■ Problem statement: Your output is the lines from the first one to the one containing "4.2: Totalidade de", repeated exactly, with images left out.

■ Information provided:
------------------------------

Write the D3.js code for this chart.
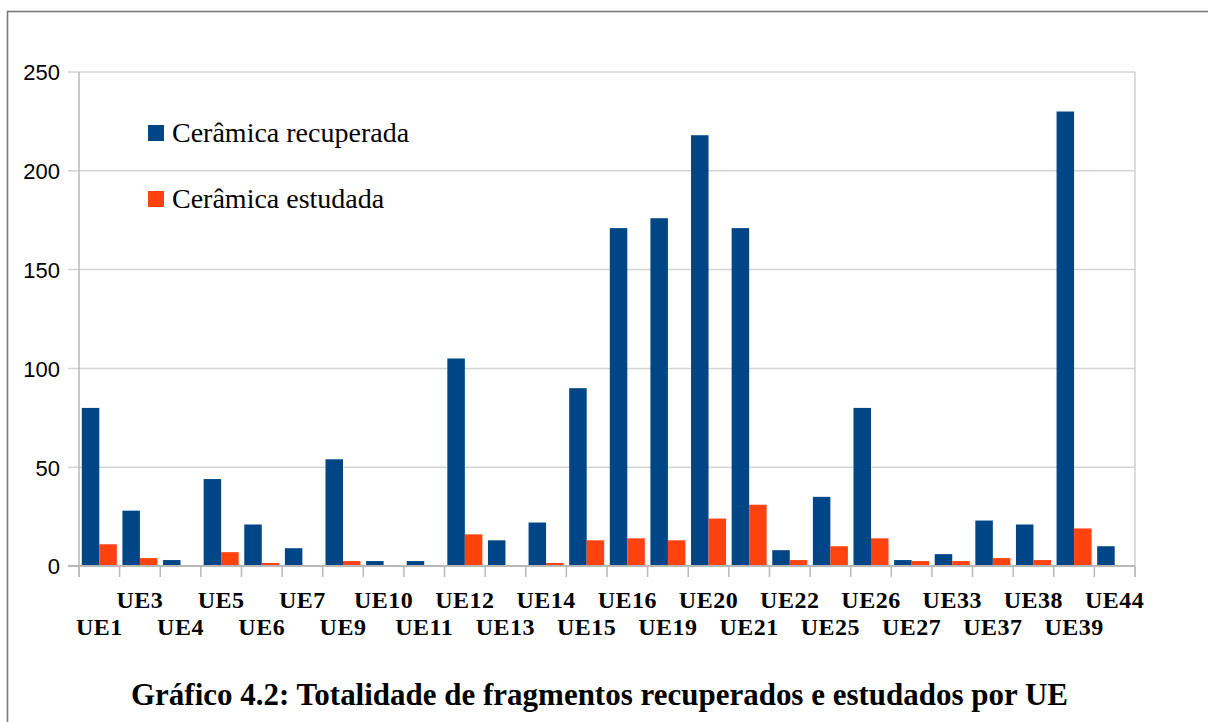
<!DOCTYPE html>
<html>
<head>
<meta charset="utf-8">
<script src="https://cdn.jsdelivr.net/npm/d3@7"></script>
<style>
html,body{margin:0;padding:0;background:#fff;}
svg{display:block;}
</style>
</head>
<body>
<svg id="chart" width="1208" height="722"></svg>
<script>
const categories = ["UE1","UE3","UE4","UE5","UE6","UE7","UE9","UE10","UE11","UE12","UE13","UE14","UE15","UE16","UE19","UE20","UE21","UE22","UE25","UE26","UE27","UE33","UE37","UE38","UE39","UE44"];
const recuperada = [80,28,3,44,21,9,54,2.5,2.5,105,13,22,90,171,176,218,171,8,35,80,3,6,23,21,230,10];
const estudada   = [11,4,0,7,1.5,0,2.5,0,0,16,0,1.5,13,14,13,24,31,3,10,14,2.5,2.5,4,3,19,0];
const seriesNames = ["Cerâmica recuperada","Cerâmica estudada"];
const seriesColors = ["#004586","#ff420e"];
const yTicks = [0,50,100,150,200,250];
const titleText = "Gráfico 4.2: Totalidade de fragmentos recuperados e estudados por UE";

const svg = d3.select("#chart");
const L = 79, R = 1135, T = 72, B = 566;
const serif = "'Liberation Serif','Times New Roman',serif";

// outer frame (top and left only visible)
svg.append("rect").attr("x",7.5).attr("y",11.5).attr("width",1300).attr("height",800)
  .attr("fill","none").attr("stroke","#7a7a7a").attr("stroke-width",1.6);

const x = d3.scaleBand().domain(categories).range([L,R]).paddingInner(0).paddingOuter(0);
const xs = d3.scaleBand().domain([0,1]).range([0,x.bandwidth()]).paddingInner(0).paddingOuter(0.16);
const y = d3.scaleLinear().domain([0,250]).range([B,T]);

// gridlines
svg.append("g").selectAll("line").data(yTicks).join("line")
  .attr("x1",L-11).attr("x2",R).attr("y1",d=>y(d)).attr("y2",d=>y(d))
  .attr("stroke","#d4d4d4").attr("stroke-width",1.5);
// right line
svg.append("line").attr("x1",R).attr("x2",R).attr("y1",T).attr("y2",B+11)
  .attr("stroke","#d0d0d0").attr("stroke-width",1.5);
// y axis line
svg.append("line").attr("x1",L).attr("x2",L).attr("y1",T).attr("y2",B+11)
  .attr("stroke","#b8b8b8").attr("stroke-width",1.5);

// y axis labels
const yAxis = d3.axisLeft(y).tickValues(yTicks).tickSize(0).tickPadding(0);
const ga = svg.append("g").attr("transform",`translate(${L-19},0)`).call(yAxis);
ga.select(".domain").remove();
ga.selectAll("text").attr("font-family","'Liberation Sans', Arial, sans-serif")
  .attr("font-size",22).attr("fill","#000").attr("dy","0.36em");

// bars
const groups = svg.append("g").selectAll("g").data(categories).join("g")
  .attr("transform",d=>`translate(${x(d)},0)`);
groups.selectAll("rect").data((d,i)=>[recuperada[i],estudada[i]]).join("rect")
  .attr("x",(v,j)=>xs(j)).attr("width",xs.bandwidth())
  .attr("y",v=>y(v)).attr("height",v=>B-y(v))
  .attr("fill",(v,j)=>seriesColors[j]);

// x axis line and ticks
svg.append("line").attr("x1",L-11).attr("x2",R).attr("y1",B).attr("y2",B)
  .attr("stroke","#b8b8b8").attr("stroke-width",1.8);
const tickPos = categories.map(c=>x(c)).concat([R]);
svg.append("g").selectAll("line").data(tickPos).join("line")
  .attr("x1",d=>d).attr("x2",d=>d).attr("y1",B).attr("y2",B+11)
  .attr("stroke","#b8b8b8").attr("stroke-width",1.5);

// x labels, staggered
svg.append("g").selectAll("text").data(categories).join("text")
  .attr("x",d=>x(d)+x.bandwidth()/2)
  .attr("y",(d,i)=> i%2===0 ? 635 : 608)
  .attr("text-anchor","middle")
  .attr("font-family",serif)
  .attr("font-weight","bold").attr("font-size",24).attr("fill","#000")
  .attr("letter-spacing","0.5px")
  .text(d=>d);

// legend
const leg = svg.append("g");
seriesNames.forEach((n,i)=>{
  const ly = 125 + i*66;
  leg.append("rect").attr("x",148).attr("y",ly).attr("width",16).attr("height",16).attr("fill",seriesColors[i]);
  leg.append("text").attr("x",172).attr("y",ly+17)
    .attr("font-family",serif)
    .attr("font-size",28).attr("fill","#000").text(n);
});

// title
svg.append("text").attr("x",131).attr("y",705)
  .attr("font-family",serif)
  .attr("font-weight","bold").attr("font-size",31).attr("fill","#000")
  .attr("textLength",937).attr("lengthAdjust","spacingAndGlyphs")
  .text(titleText);
</script>
</body>
</html>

------------------------------

■ The result:
Write the D3.js code for this chart.
<!DOCTYPE html>
<html>
<head>
<meta charset="utf-8">
<script src="https://cdn.jsdelivr.net/npm/d3@7"></script>
<style>
html,body{margin:0;padding:0;background:#fff;}
svg{display:block;}
</style>
</head>
<body>
<svg id="chart" width="1208" height="722"></svg>
<script>
const categories = ["UE1","UE3","UE4","UE5","UE6","UE7","UE9","UE10","UE11","UE12","UE13","UE14","UE15","UE16","UE19","UE20","UE21","UE22","UE25","UE26","UE27","UE33","UE37","UE38","UE39","UE44"];
const recuperada = [80,28,3,44,21,9,54,2.5,2.5,105,13,22,90,171,176,218,171,8,35,80,3,6,23,21,230,10];
const estudada   = [11,4,0,7,1.5,0,2.5,0,0,16,0,1.5,13,14,13,24,31,3,10,14,2.5,2.5,4,3,19,0];
const seriesNames = ["Cerâmica recuperada","Cerâmica estudada"];
const seriesColors = ["#004586","#ff420e"];
const yTicks = [0,50,100,150,200,250];
const titleText = "Gráfico 4.2: Totalidade de fragmentos recuperados e estudados por UE";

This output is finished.